Code accompanying the paper "A graph-based learning approach to predict the effects of gene perturbations on molecular phenotypes" by Jin et al.
Legend: `/` = directory, no suffix = file
├──Datasets/
├──Influenza/
├──split_feature_group/
├──split_subgraph/
├──other data files
├──SREBP2/
├──split_feature_group/
├──split_subgraph/
├──other data files
├──LDLR/
├──split_feature_group/
├──split_subgraph/
├──other data files
├──Mitomics/
├──split_feature_group/
├──split_subgraph/
├──other data files
├──targets/ (target list for each phenotype)
├──Raw/
├──cellular-localization/ (celltype-specific protein abundance)
├──{phenotype}/ (instance list for each phenotype)
├──go_embedding_64.csv
├──subcellular-localization.csv
├──uniprot_reactome_hpa_merged_stringid.csv (raw file for subcellular localization)
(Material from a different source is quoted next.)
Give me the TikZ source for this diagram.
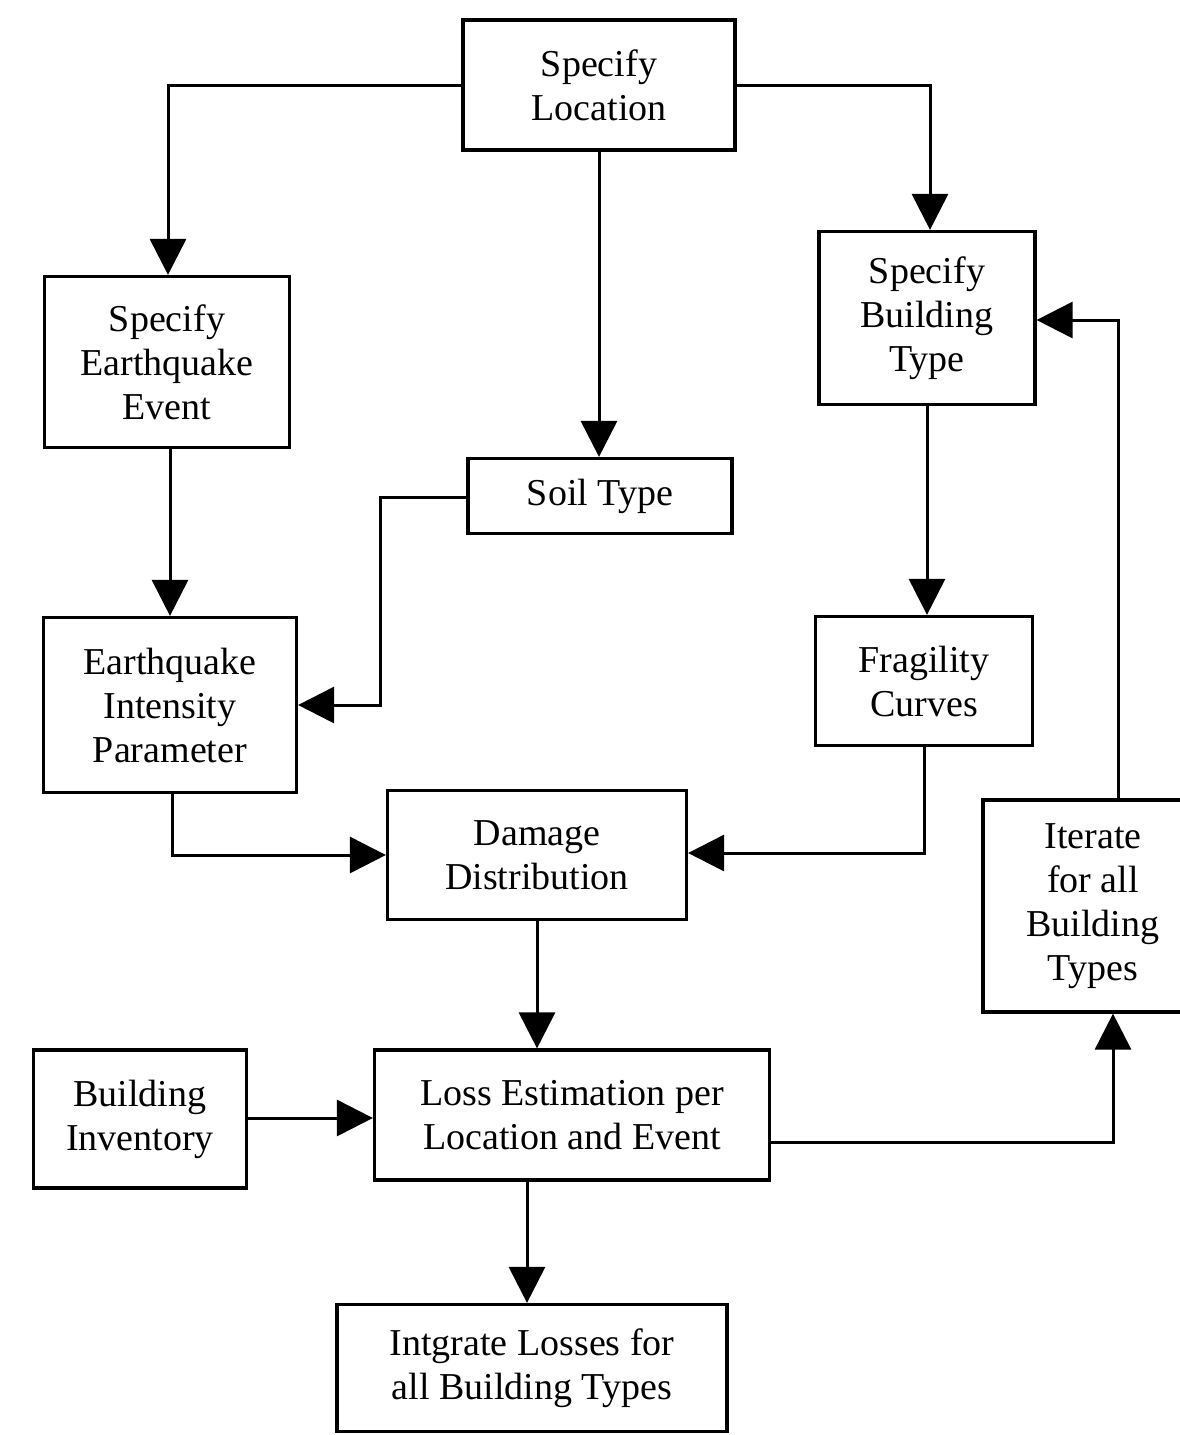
\documentclass[tikz,border=0pt]{standalone}
\usepackage{fontspec}
\setmainfont{Liberation Serif}
\usetikzlibrary{arrows.meta}
\begin{document}
\begin{tikzpicture}[x=1pt,y=-1pt,
  box/.style={draw,line width=3.2pt,align=center,inner sep=0pt,
    font=\fontsize{38}{44}\selectfont},
  conn/.style={line width=3pt,-{Triangle[width=36pt,length=36pt]}}]
\useasboundingbox (0,0) rectangle (1180,1435);
% boxes: center, width, height from pixel measurements
\node[box,minimum width=272pt,minimum height=130pt] (loc) at (599,85) {Specify\\Location};
\node[box,minimum width=245pt,minimum height=171pt] (eqe) at (167,362) {Specify\\Earthquake\\Event};
\node[box,minimum width=264pt,minimum height=75pt] (soil) at (600,496) {Soil Type};
\node[box,minimum width=216pt,minimum height=173pt] (bt) at (927,318) {Specify\\Building\\Type};
\node[box,minimum width=253pt,minimum height=175pt] (eqi) at (170,705) {Earthquake\\Intensity\\Parameter};
\node[box,minimum width=217pt,minimum height=129pt] (frag) at (924,681) {Fragility\\Curves};
\node[box,minimum width=299pt,minimum height=129pt] (dmg) at (537,855) {Damage\\Distribution};
\node[box,minimum width=220pt,minimum height=212pt] (iter) at (1093,906) {Iterate\\for all\\Building\\Types};
\node[box,minimum width=213pt,minimum height=138pt] (inv) at (140,1119) {Building\\Inventory};
\node[box,minimum width=395pt,minimum height=130pt] (loss) at (572,1115) {Loss Estimation per\\Location and Event};
\node[box,minimum width=390pt,minimum height=127pt] (intg) at (532,1368) {Intgrate Losses for\\all Building Types};
% connectors
\draw[conn] (loc.west |- 0,85) -| (eqe.north -| 168,0);
\draw[conn] (loc.south) -- (soil.north -| loc.south);
\draw[conn] (loc.east |- 0,85) -| (bt.north -| 930,0);
\draw[conn] (eqe.south -| 170,0) -- (eqi.north -| 170,0);
\draw[conn] (soil.west |- 0,497) -| (380,705) -- (eqi.east |- 0,705);
\draw[conn] (bt.south -| 927,0) -- (frag.north -| 927,0);
\draw[conn] (eqi.south -| 172,0) |- (dmg.west |- 0,855);
\draw[conn] (frag.south -| 924,0) |- (dmg.east |- 0,853);
\draw[conn] (dmg.south -| 537,0) -- (loss.north -| 537,0);
\draw[conn] (inv.east |- 0,1118) -- (loss.west |- 0,1118);
\draw[conn] (loss.east |- 0,1142) -| (iter.south -| 1113,0);
\draw[conn] (iter.north -| 1118,0) |- (bt.east |- 0,320);
\draw[conn] (loss.south -| 527,0) -- (intg.north -| 527,0);
\end{tikzpicture}
\end{document}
├──config/ (tuned hyperparameters for each model for each phenotype for each fold for each subset)
├──Code/
├──Dataset/
├──Figures/
├──Plot/
├──{phenotype}/ (Files necessary for feature importance replication)
├──Transfer_tuned/ (Files for transfer learning replication)
- necessary packages are listed in file environment.yml
-
In this paper we collect four phenotypes as well as four machine learning methods, each phenotype and method has its own abbreviation in the script name.
Cholesterol homeostasis ── SREBP2
Cholesterol uptake ── LDLR
Influenza A virus replication ── Influenza
Mitochondrial protein abundance ── Mitomics
Logistic Regression ── LR
Random Forest ── RF
XGBoost ── XGB
Neural Network ── NN -
To replicate Figure 2 and 3 for a phenotype, run base_{phenotype}. e.g. For phenotype cholesterol uptake, run base_LDLR.py
-
To replicate Figure 4, first run feature_subgraph_{phenotype}.py for each phenotype, then run Feature_importance.ipynb.
-
To replicate Figure 5, first run feature_feature_group_{phenotype}.py for each phenotype, then run Feature_importance.ipynb.
-
For phenotype Mitochondrial protein abundance, feature_Mitomics.py would generate files for both Figure 4 and 5.
-
To replicate Figure 6, first run Transfer_{ML-method}.py, then run Transfer_learning.ipynb.